Some churches let you slip in and out anonymously when you attend.  They avoid the threat of social interactions by studiously ignoring newcomers and by making sure there are no impediments  such as coffee or biscuits to you making a swift exit once the service is done.

Not so Barrie Covenant church.  I was intercepted three times before I even made it to the coffee hatch.  I was greeted, welcomed, and by the time I’d finished my coffee I’d been treated to a high level overview of the church, its denomination, its background, its history, its theological roots and its beliefs.

My initial impression was of a conservative, reserved, overwhelmingly white and predominantly older congregation.  But I soon realized that there was more to this church than that.  While this is probably one of the more traditional examples of this denomination, there is clearly a lot of thought going in to what this church is and where it is going.

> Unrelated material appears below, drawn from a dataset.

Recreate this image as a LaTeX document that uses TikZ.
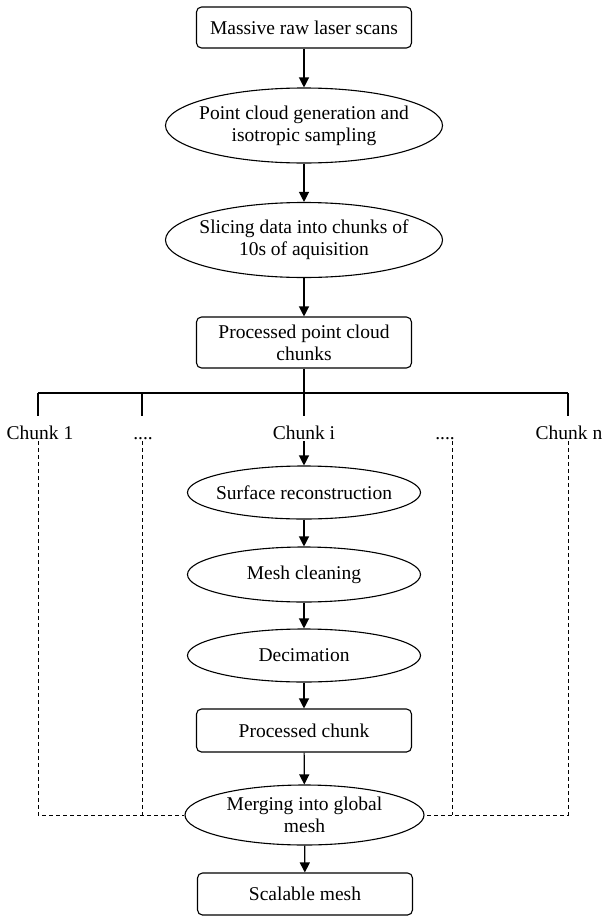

Those I spoke to were interested in my journey and my questions, and able to give cohesive answers.  I always ask who are you?  I want to know the strengths of each church in the city, what makes them special, why they exist, and how they contribute to the spiritual life of the whole city.  This church, I was told, has its roots in the Dutch reformed movement.  It’s largely composed of second and third generation Dutch immigrants.  It’s theology is strongly influenced by the works of Calvin, and is formally grounded in the Apostles and Nicene Creed, and in the Heidelberg Catechism, the Belgic Confession and the Canons of Dort.  I’ve rarely been in a church where the ‘man in the pew’ can so succinctly and comprehensively review the doctrine and theology of his congregation.

As to what God is doing in the city, several things were mentioned when I asked.  Barrie Christian Council, Barrie Christian Hockey League, Life 100 radio station, and Unity Christian High School.  Interestingly, these are all examples of inter-church initiatives.   I got the strong impression that although the CRC denomination may have been somewhat insular in the past, it is trying very hard now to figure out how it plays a healthy and complementary role alongside other churches.

I wish them all the best as they continue to figure out their mission.